The trouble with the Budget is it’s mired in show business - it’s made into a pivotal event. And it is, politically, but not to the extent as the BBC covered it, with a pre-show followed by a four hour long pre- and post- speech analysis which included a tracking aerial shot of Mr. Hammond’s Jaguar as he made his way to parliament. Now, I’m not criticising the BBC, in part because I adore the absurdity of it all. I’m just setting the scene.
Of course, almost as much show business and performance went into the address itself as did go into the coverage of it. A jokey Budget is how many newspapers are describing Mr. Hammond’s hour-long delivery in the Commons. Some will argue it shows confidence and gives the government a much-needed sense of swagger; some that it shows Mr. Hammond fighting for his corner; some will say it shows a government and a Chancellor who is already sinking, so why bother to be bothered about further perceptions?
From my point of view, and what is almost a defence of the Chancellor, though the jokes were awful, when we all know the content of whatever is said will be reduced to a half-dozen bullet points by the commentators covering it, why not give them more cheesy content to sift through? But this, nor the other reasons suggested, are really the reason the Chancellor put on a show.
Though more jovial than most, Mr. Hammond’s tone and turn of phrase was just mimicry of what is seen in that chamber every week, and indeed what was seen immediately before during PMQ’s. Politicians speak in such a way as to embed their real politicking within a defensible question or statement. Many see it as annoying, or sycophantic. Yet that is the reality, and one the Chancellor cannot shy away from.
When he speaks about his decision to, “choose the future,” as if he had a choice, or about his desire for his children to live in a country where people have good jobs, as if this were somehow a new revelation, surely the intention is to paint himself as some political visionary. Yet it says something about the orator, I suggest, when the entirety of a speech’s punch is found in the rhetoric. Indeed, those same words could have come out of Michael Gove’s mouth and they would have had the same impact. In a profession based on candidacy, this is a problem.
Now it is unfair to say this is the exact problem that faces this government, not because it’s untrue, but because such a statement implies this is the only government that is forced to hide behind vapid statements, bluster and stage lights. Indeed, much of Labour’s high and mighty tone invokes such methods. But it is this government, distinguished with a nightmare (bureaucratically and logistically, if not actually) in the form of Brexit on the one hand and a failed yet crucial economic policy on the other that mean it seems to consist almost entirely of empty phrases spoken by interchangeable and frankly forgettable characters.

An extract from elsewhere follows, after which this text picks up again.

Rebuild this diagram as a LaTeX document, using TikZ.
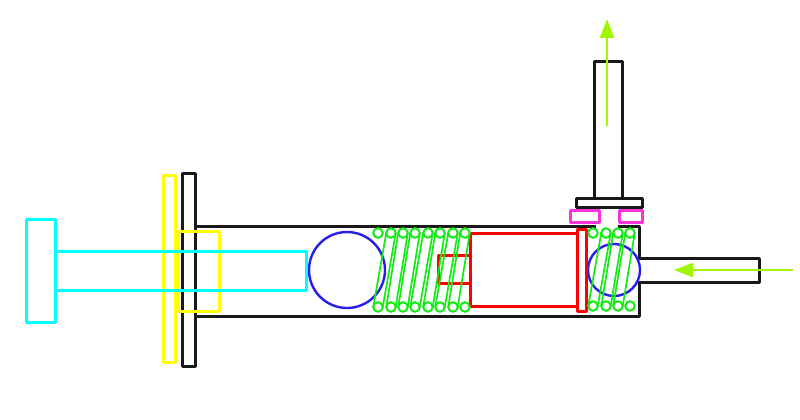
\documentclass[tikz,border=0pt]{standalone}
\usepackage{xcolor}
\usepackage{tikz}
\usetikzlibrary{arrows.meta}
\definecolor{limeflow}{RGB}{160,245,0}
\definecolor{ballblue}{RGB}{40,30,235}
\definecolor{padpink}{RGB}{250,50,220}
\definecolor{purecyan}{RGB}{0,255,255}
\definecolor{pureyellow}{RGB}{255,255,0}
\definecolor{purered}{RGB}{255,0,0}
\definecolor{coilgreen}{RGB}{20,235,20}
\definecolor{darkline}{RGB}{25,25,25}
\tikzset{
  part/.style={line width=3pt,line join=round,draw=darkline},
  coil/.style={coilgreen,line width=1.7pt},
  coilring/.style={circle,draw=coilgreen,line width=2pt,minimum size=9.5pt,inner sep=0pt,outer sep=0pt},
  flow/.style={limeflow,line width=2pt,-{Triangle[length=19pt,width=14pt]}}
}
\begin{document}
\begin{tikzpicture}[x=1pt,y=-1pt]
\useasboundingbox (0,0) rectangle (800,420);

% housing
\draw[part] (195,226) -- (596,226);
\draw[part] (618,226) -- (639,226) -- (639,258) -- (759,258) -- (759,282) -- (639,282) -- (639,316) -- (195,316);
\draw[part] (182,173) rectangle (195,366);
\draw[part] (594,197) -- (594,62) -- (622,62) -- (622,197);
\draw[part] (576,198) rectangle (642,207);

% balls
\draw[ballblue,line width=2.4pt] (347,270) circle (38);
\draw[ballblue,line width=2.4pt] (614,270) circle (26);

% piston
\draw[part,draw=purered] (470,233) rectangle (577,306);
\draw[part,draw=purered] (470,255) -- (438,255) -- (438,283) -- (470,283);
\draw[part,draw=purered] (577,229) rectangle (586,311);

% seats
\draw[part,draw=padpink] (570,210) rectangle (599,222);
\draw[part,draw=padpink] (619,210) rectangle (642,222);

% plunger
\draw[part,draw=pureyellow] (163,175) rectangle (175,362);
\draw[part,draw=pureyellow] (178,231) rectangle (219,311);
\draw[part,draw=purecyan] (26,219) rectangle (55,322);
\draw[part,draw=purecyan] (55,251) rectangle (306,290);

% long spring
\foreach \n/\x in {1/378,2/391,3/403,4/415,5/428,6/440,7/453,8/465}{
  \node[coilring] (top\n) at (\x,233) {};
  \node[coilring] (bot\n) at (\x,307) {};
}
\foreach \a/\b in {2/1,3/2,4/3,5/4,6/5,7/6,8/7}{
  \draw[coil] (top\a.west) -- (bot\b.west);
  \draw[coil] (top\a.east) -- (bot\b.east);
}

% short spring
\foreach \n/\x in {1/593,2/606,3/618,4/630}{
  \node[coilring] (utop\n) at (\x,233) {};
  \node[coilring] (ubot\n) at (\x,306) {};
}
\foreach \a/\b in {2/1,3/2,4/3}{
  \draw[coil] (utop\a.west) -- (ubot\b.west);
  \draw[coil] (utop\a.east) -- (ubot\b.east);
}

% flow arrows
\coordinate (outA) at (607,126);
\coordinate (outB) at (607,19);
\coordinate (inA) at (793,270);
\coordinate (inB) at (674,270);
\draw[flow] (outA) -- (outB);
\draw[flow] (inA) -- (inB);
\end{tikzpicture}
\end{document}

This is of course the sign of a dying government - one with an obvious lack of vision and too much time spent in office to suddenly decide to find a new one. The fact such a government remains in power demonstrates the priority is not serving, but sustaining.
Brexit remains its own animal, yet the rhetoric spouted by the government of full sail ahead whilst fires break out left right and centre shows they are, somehow, also drowning. A stronger government might be honest with the public that there are challenges in the process, some of which were unforeseen and some which stubbornly persist. Yet this government cannot for fear of upsetting the balance of power and collapsing into civil war.
On the economy, we see a similar story. Seven years into an austerity policy and government debt to GDP (this week’s favourite statistic for citation) will only soon begin to peak. Meanwhile, Andrew Neil of the BBC questioned whether the promise to eliminate the deficit has been abandoned, and Norman Smith (also of the BBC) asked whether Britain just needed to accept we are a poorer country? Yet Mrs. May and Mr. Hammond will continue to refer to Britain’s, “strong economy,” and their party’s economic credentials.
This is the equivalent of closing one’s eyes and putting fingers in one’s ears and shouting, “la la la!” into the aether. A strong government would, at the very least, address these concerns and debate the effectiveness of their choices. Yet for the Conservatives to abandon austerity, they would also have to abandon their legacy of the past seven years. They would have to accept they were consistently wrong, and would have to acknowledge the sense of stagnation (at best) that is gripping the country. They’d self-destruct, shooting themselves with their own silver bullet - economic credibility.
The Budget serves as a fine example of all of this. Immediately after, buoyed by the announcement on stamp duty abolition, the Chancellor may have believed he’d done what many thought was impossible - delivered a good Budget. Yet within hours the maths had been run, and the projection looks an awful lot grimmer and problematic. Mr. Hammond had to U-turn on his previous budget. This is also a sign of weak government, as the Conservatives should most certainly know. But it is much more concerning when a government is so fragile they cannot even risk changing their mind.